9. Il résulte de ce qui précède que la société Garage Gay n'est pas fondée à soutenir que c'est à tort que, par le jugement attaqué, le tribunal administratif de Nîmes a rejeté sa demande.

Sur les conclusions tendant à l'application des dispositions de l'article L. 761-1 du code de justice administrative :

10. Les dispositions de l'article L. 761-1 du code de justice administrative font obstacle à ce qu'il soit fait droit aux conclusions de la société Garage Gay présentées sur leur fondement, le syndicat interdépartemental de ramassage et de traitement des ordures ménagères de la région d'Apt n'étant pas la partie perdante.

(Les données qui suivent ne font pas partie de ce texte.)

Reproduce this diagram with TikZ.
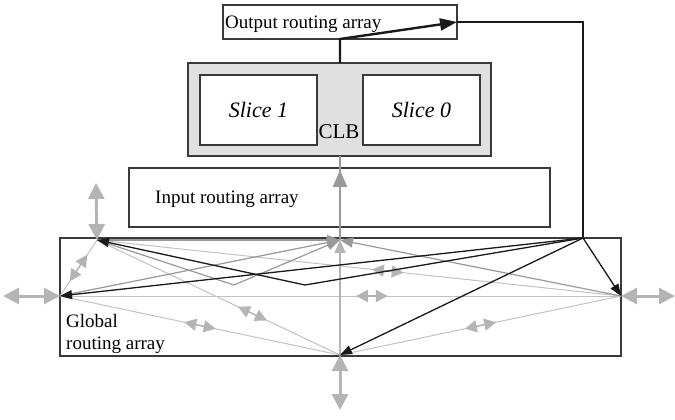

11. Il y a lieu, dans les circonstances de l'espèce, de mettre à la charge de la société Garage Gay une somme de 1 500 euros au titre des conclusions présentées sur le même fondement par le syndicat interdépartemental de ramassage et de traitement des ordures ménagères de la région d'Apt.

DÉCIDE :

Article 1er : La requête de la société Garage Gay est rejetée.

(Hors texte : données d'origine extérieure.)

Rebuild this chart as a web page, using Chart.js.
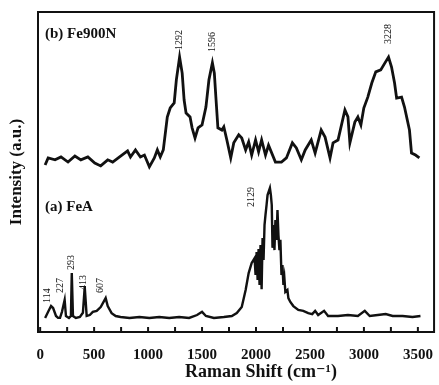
<!DOCTYPE html>
<html>
<head>
<meta charset="utf-8">
<script src="https://cdn.jsdelivr.net/npm/chart.js@4.4.0/dist/chart.umd.min.js"></script>
<style>
  html, body { margin: 0; padding: 0; background: #fff; }
  #wrap { width: 439px; height: 385px; }
</style>
</head>
<body>
<div id="wrap"><canvas id="myChart" width="439" height="385"></canvas></div>
<script>
// (b) Fe900N
const shiftB = [46, 74, 138, 193, 258, 322, 377, 442, 506, 561, 626, 672, 736, 810, 837, 883, 929, 966, 1012, 1058, 1086, 1113, 1141, 1178, 1205, 1242, 1262, 1292, 1316, 1334, 1352, 1389, 1408, 1435, 1463, 1500, 1536, 1564, 1596, 1614, 1630, 1647, 1684, 1702, 1730, 1766, 1794, 1840, 1868, 1904, 1932, 1960, 1996, 2024, 2052, 2088, 2116, 2180, 2236, 2282, 2337, 2374, 2420, 2456, 2512, 2548, 2604, 2640, 2686, 2714, 2760, 2824, 2852, 2870, 2916, 2944, 2972, 2999, 3036, 3073, 3110, 3156, 3195, 3228, 3256, 3284, 3303, 3349, 3376, 3422, 3441, 3478, 3514];
const intensityB = [52.2, 54.4, 53.8, 54.7, 53.1, 55.0, 53.8, 54.7, 52.8, 51.9, 53.8, 53.1, 54.7, 56.6, 54.7, 56.9, 54.7, 55.3, 51.6, 54.4, 56.9, 54.7, 56.9, 67.2, 70.0, 71.6, 78.8, 85.9, 80.9, 72.5, 68.4, 67.2, 63.8, 60.6, 63.8, 64.7, 70.3, 78.8, 84.1, 80.9, 72.5, 63.8, 63.1, 64.1, 60.0, 54.4, 59.1, 61.6, 60.6, 56.9, 59.4, 55.3, 60.0, 56.3, 60.0, 55.3, 58.4, 53.1, 53.1, 54.4, 59.1, 57.5, 53.8, 56.9, 60.0, 55.9, 63.1, 60.9, 54.4, 59.1, 60.0, 69.4, 67.2, 59.1, 65.6, 67.2, 64.7, 70.0, 73.4, 77.8, 81.3, 81.9, 84.1, 85.9, 82.8, 77.8, 73.1, 73.4, 70.3, 63.1, 55.9, 55.3, 54.4];

// (a) FeA
const shiftA = [46, 74, 101, 120, 147, 166, 184, 202, 227, 239, 267, 285, 293, 304, 331, 368, 396, 413, 431, 460, 488, 524, 561, 607, 626, 662, 700, 745, 828, 920, 1012, 1104, 1196, 1288, 1380, 1454, 1500, 1536, 1610, 1702, 1776, 1822, 1868, 1904, 1932, 1960, 1987, 1996, 2006, 2015, 2024, 2033, 2042, 2052, 2061, 2070, 2079, 2088, 2098, 2107, 2129, 2138, 2146, 2153, 2162, 2171, 2180, 2190, 2199, 2208, 2217, 2226, 2236, 2245, 2254, 2263, 2272, 2291, 2300, 2318, 2346, 2392, 2438, 2484, 2521, 2548, 2576, 2631, 2668, 2760, 2852, 2944, 3008, 3054, 3128, 3202, 3266, 3358, 3450, 3524];
const intensityA = [4.4, 6.3, 8.1, 7.5, 5.0, 4.4, 4.4, 6.3, 10.0, 5.0, 4.4, 5.0, 18.4, 5.0, 4.4, 4.7, 6.0, 14.1, 5.0, 5.3, 6.3, 6.6, 7.8, 10.6, 8.1, 5.9, 5.0, 4.7, 4.4, 4.7, 4.4, 4.7, 4.4, 4.7, 4.4, 5.3, 6.3, 5.0, 4.4, 4.7, 5.0, 5.9, 7.8, 13.1, 18.4, 21.6, 23.1, 17.8, 25.0, 16.3, 25.9, 14.7, 27.2, 13.4, 29.4, 22.5, 33.4, 36.6, 39.7, 42.8, 45.0, 42.8, 39.7, 26.3, 33.4, 25.6, 35.0, 28.8, 38.1, 30.3, 25.6, 28.8, 17.8, 20.9, 14.7, 16.9, 12.5, 13.1, 10.6, 9.4, 8.1, 6.9, 6.6, 5.9, 5.6, 6.6, 5.3, 6.6, 5.0, 5.0, 5.3, 5.0, 6.6, 5.0, 5.3, 5.6, 5.0, 5.0, 4.7, 5.0];

const xTicks = [0, 500, 1000, 1500, 2000, 2500, 3000, 3500];

// peak labels: text, x anchor, y anchor (bottom of rotated text)
const peakNotes = [
    { text: '1292', x: 1292, y: 88.1 },
    { text: '1596', x: 1596, y: 87.5 },
    { text: '3228', x: 3228, y: 90.0 },
    { text: '2129', x: 1960, y: 39.1 },
    { text: '114', x: 64, y: 9.1 },
    { text: '227', x: 184, y: 12.2 },
    { text: '293', x: 285, y: 19.4 },
    { text: '413', x: 405, y: 13.1 },
    { text: '607', x: 561, y: 12.2 }
];

const serif = "'Liberation Serif', 'DejaVu Serif', serif";

const decor = {
    id: 'decor',
    afterDraw(chart) {
        const { ctx, chartArea: a, scales } = chart;
        const xs = scales.x, ys = scales.y;
        ctx.save();
        // frame
        ctx.strokeStyle = '#111';
        ctx.lineWidth = 2;
        ctx.strokeRect(a.left, a.top, a.right - a.left, a.bottom - a.top);
        // inward ticks
        xs.ticks.forEach(t => {
            const px = xs.getPixelForValue(t.value);
            ctx.beginPath();
            ctx.moveTo(px, a.bottom);
            ctx.lineTo(px, a.bottom - 5);
            ctx.stroke();
        });
        // panel labels
        ctx.fillStyle = '#111';
        ctx.font = "bold 15px " + serif;
        ctx.textAlign = 'left';
        ctx.textBaseline = 'middle';
        ctx.fillText('(b) Fe900N', a.left + 7, 34);
        ctx.fillText('(a) FeA', a.left + 7, 207);
        // peak labels
        ctx.font = "10px " + serif;
        peakNotes.forEach(n => {
            const px = xs.getPixelForValue(n.x);
            const py = ys.getPixelForValue(n.y);
            ctx.save();
            ctx.translate(px, py);
            ctx.rotate(-Math.PI / 2);
            ctx.textAlign = 'left';
            ctx.textBaseline = 'middle';
            ctx.fillText(n.text, 0, 0);
            ctx.restore();
        });
        // x title
        ctx.font = "bold 18px " + serif;
        ctx.textAlign = 'center';
        ctx.textBaseline = 'middle';
        ctx.fillText('Raman Shift (cm\u207B\u00B9)', (a.left + a.right) / 2 + 25, 372);
        ctx.restore();
    }
};

const ctx = document.getElementById('myChart').getContext('2d');
const myChart = new Chart(ctx, {
    type: 'line',
    data: {
        datasets: [{
            label: 'Fe900N',
            data: shiftB.map((x, i) => ({ x: x, y: intensityB[i] })),
            borderColor: '#111',
            borderWidth: 2.8,
            pointRadius: 0,
            tension: 0
        }, {
            label: 'FeA',
            data: shiftA.map((x, i) => ({ x: x, y: intensityA[i] })),
            borderColor: '#111',
            borderWidth: 2.4,
            pointRadius: 0,
            tension: 0
        }]
    },
    options: {
        responsive: false,
        animation: false,
        events: [],
        layout: { padding: { top: 12, right: 3 } },
        plugins: {
            legend: false,
            tooltip: { enabled: false }
        },
        scales: {
            x: {
                type: 'linear',
                min: -20,
                max: 3650,
                ticks: {
                    stepSize: 250,
                    includeBounds: false,
                    autoSkip: false,
                    maxRotation: 0,
                    padding: 6,
                    color: '#111',
                    font: { family: serif, size: 15, weight: 'bold' },
                    callback: v => xTicks.includes(v) ? String(v) : ''
                },
                grid: { display: false },
                border: { display: false },
                afterFit: s => { s.height = 53; }
            },
            y: {
                min: 0,
                max: 100,
                ticks: { display: false },
                grid: { display: false },
                border: { display: false },
                title: {
                    display: true,
                    text: 'Intensity (a.u.)',
                    color: '#111',
                    padding: { top: 6, bottom: 0 },
                    font: { family: serif, size: 17, weight: 'bold' }
                },
                afterFit: s => { s.width = 38; }
            }
        }
    },
    plugins: [decor]
});
</script>
</body>
</html>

Article 2 : La société Garage Gay versera une somme de 1 500 euros au syndicat interdépartemental de ramassage et de traitement des ordures ménagères de la région d'Apt sur le fondement de l'article L. 761-1 du code de justice administrative.

Article 3 Le présent arrêt sera notifié à la société à responsabilité limitée Garage Gay, au syndicat interdépartemental de ramassage et de traitement des ordures ménagères de la région d'Apt et à la société par actions simplifiée Scania France.

Délibéré après l'audience du 6 décembre 2022 à laquelle siégeaient :

M. Rey-Bèthbéder, président,

M. Bentolila, président-assesseur,

Mme Beltrami, première conseillère.

Rendu public par mise à disposition au greffe le 20 décembre 2022.

La rapporteure,

K. Beltrami

Le président,

É. Rey-Bèthbéder

La greffière,

C. Lanoux

La République mande et ordonne au préfet de Vaucluse en ce qui le concerne ou à tous commissaires de justice à ce requis en ce qui concerne les voies de droit commun contre les parties privées, de pourvoir à l'exécution de la présente décision.